Not as bad as when he answered the door - forbidden at the time due to his tender years - to my neighbour and SHOUTED "mummy, its that lady next door, the one you don't like"

Don't talk in front of small children - lesson learned!

When my friend was a tot, he answered the phone to the vicar and announced that mummy couldn't come to the phone cos she was having a poo...!!!

saintshar Thu 15-Jan-04 15:55:55

LOL, LOL. LOL at those stories Lisa78! Everytime those adverts come on the TV, you know the ones with those poor children with no water or food, and they always have flies all around them. When my DS (22mths) watches them, he always says Ahhh, and looks really sad. We was picking his big brother up from school the other day, and a black girl walked past us, and he said "Ahhhh" in his really sad voice. I tried to explain but he just looked at me blank. He is too young to understand really.

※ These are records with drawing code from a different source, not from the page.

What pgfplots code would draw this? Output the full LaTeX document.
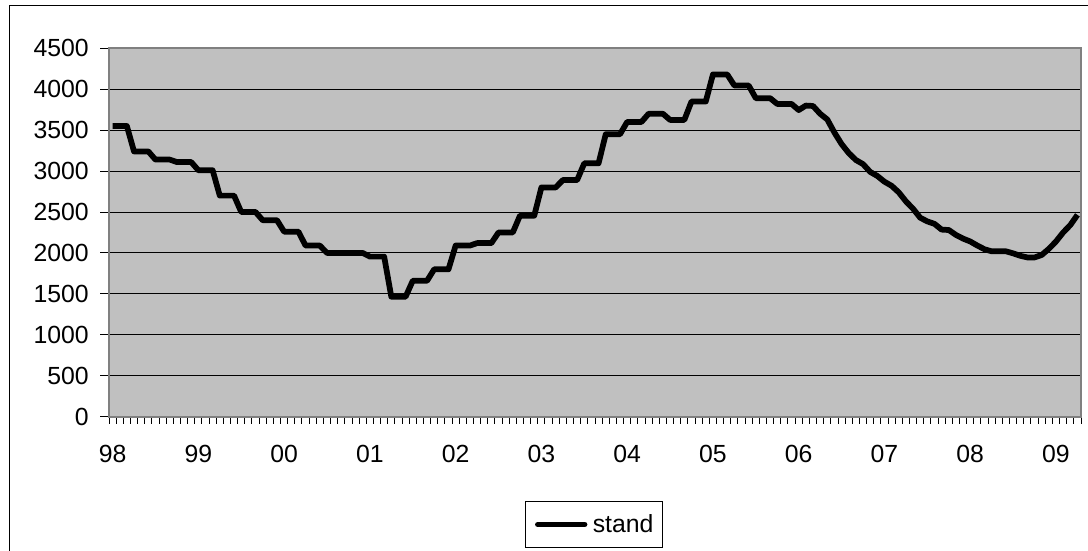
\documentclass[border=0pt]{standalone}
\usepackage{fontspec}
\setmainfont{Liberation Sans}
\usepackage{pgfplots}
\usepackage{pgfplotstable}
\pgfplotsset{compat=1.18}
\definecolor{plotbg}{HTML}{C0C0C0}
\definecolor{frameg}{HTML}{808080}

\pgfplotstableread{
m v
0 3550
1 3550
2 3550
3 3240
4 3240
5 3240
6 3140
7 3140
8 3140
9 3110
10 3110
11 3110
12 3010
13 3010
14 3010
15 2700
16 2700
17 2700
18 2500
19 2500
20 2500
21 2400
22 2400
23 2400
24 2260
25 2260
26 2260
27 2090
28 2090
29 2090
30 2000
31 2000
32 2000
33 2000
34 2000
35 2000
36 1955
37 1955
38 1955
39 1465
40 1465
41 1465
42 1660
43 1660
44 1660
45 1800
46 1800
47 1800
48 2090
49 2090
50 2090
51 2120
52 2120
53 2120
54 2250
55 2250
56 2250
57 2455
58 2455
59 2455
60 2800
61 2800
62 2800
63 2890
64 2890
65 2890
66 3095
67 3095
68 3095
69 3450
70 3450
71 3450
72 3600
73 3600
74 3600
75 3700
76 3700
77 3700
78 3625
79 3625
80 3625
81 3850
82 3850
83 3850
84 4180
85 4180
86 4180
87 4045
88 4045
89 4045
90 3890
91 3890
92 3890
93 3820
94 3820
95 3820
96 3745
97 3800
98 3795
99 3700
100 3630
101 3470
102 3330
103 3220
104 3135
105 3085
106 2990
107 2940
108 2870
109 2820
110 2740
111 2630
112 2540
113 2430
114 2385
115 2355
116 2285
117 2280
118 2220
119 2175
120 2140
121 2090
122 2045
123 2020
124 2020
125 2020
126 1995
127 1965
128 1945
129 1945
130 1975
131 2050
132 2140
133 2250
134 2340
135 2465
}\stand

\begin{document}
\begin{tikzpicture}
\useasboundingbox (0pt,0pt) rectangle (816pt,412.5pt);
\draw[black, line width=0.75pt] (6.75pt,-5pt) -- (6.75pt,408pt) -- (830pt,408pt);
\begin{axis}[
  at={(81.75pt,100pt)}, anchor=south west,
  scale only axis, width=729pt, height=276.3pt,
  xmin=-0.5, xmax=135.5, ymin=0, ymax=4500,
  axis background/.style={fill=plotbg},
  axis line style={draw=frameg, line width=1.5pt},
  ytick={0,500,...,4500},
  xtick={0,12,...,132},
  xticklabels={98,99,00,01,02,03,04,05,06,07,08,09},
  minor xtick={-0.5,0.5,...,135.5},
  major x tick style={draw=none},
  xtick pos=bottom, ytick pos=left,
  tick align=outside,
  major tick length=6.75pt,
  minor tick length=5.25pt,
  tick style={black, line width=0.75pt},
  ymajorgrids,
  major grid style={black, line width=0.75pt},
  tick label style={font=\fontsize{18.6}{22}\selectfont},
  /pgf/number format/assume math mode=true,
  /pgf/number format/1000 sep={},
  yticklabel style={anchor=east, inner sep=0pt, xshift=-8.25pt},
  xticklabel style={anchor=north, inner sep=0pt, yshift=-14.7pt},
  legend style={at={(0.4992,-0.2926)}, anchor=center, draw=black,
    line width=0.75pt, fill=white, font=\fontsize{18.6}{22}\selectfont,
    inner xsep=7pt, inner ysep=9.7pt, column sep=4pt,
    nodes={inner sep=0pt}},
  legend image code/.code={\draw[#1, line cap=round] (0pt,0pt) -- (35pt,0pt);},
]
\addplot[black, line width=4.3pt, line join=round] table[x=m, y=v] {\stand};
\addlegendentry{stand}
\end{axis}
\end{tikzpicture}
\end{document}
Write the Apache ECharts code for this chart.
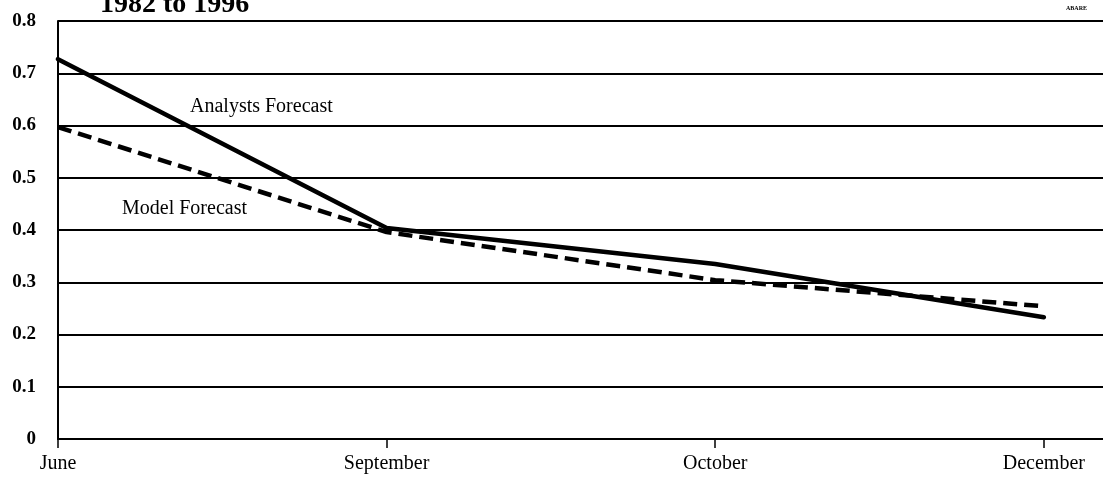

Evita Thu 15-Jan-04 20:59:19

My daughter's too young yet to have embarrassed me. But apparently as a child I was a terribly honest observer. My mom remembers events like me in the back of the car with the nextdoor neighbours daughter while she was in the front with the mother. As we pulled out I said to the girl 'my dad calls your dad twat boy.' (sorry for my dad's horrible term!)

Demented Thu 15-Jan-04 21:30:29

These are hillarious! Particularly Olive Oil and Lisa78!

Saw the other mum today and she still speaks to us, so it can't be too bad. My DS1 perhaps redeemed himself by asking her very politely "How are you?". expatkat, you're probably right he'll talk to anyone (a worry in itself at times) hopefully the confidence he seems to have now will stand him in good stead.

Looks like I have had a lucky escape that he has waited this long before he has really put his foot in it, previously he has always been out of earshot before he has made any comments about people. Next couple of years could be fun then!

SofiaAmes Thu 15-Jan-04 23:37:30

A few weeks ago, my dh was mortified when ds (3) said to him in a store very loudly, look daddy, "it's a clown" pointing to a woman in a yashmak (sp?).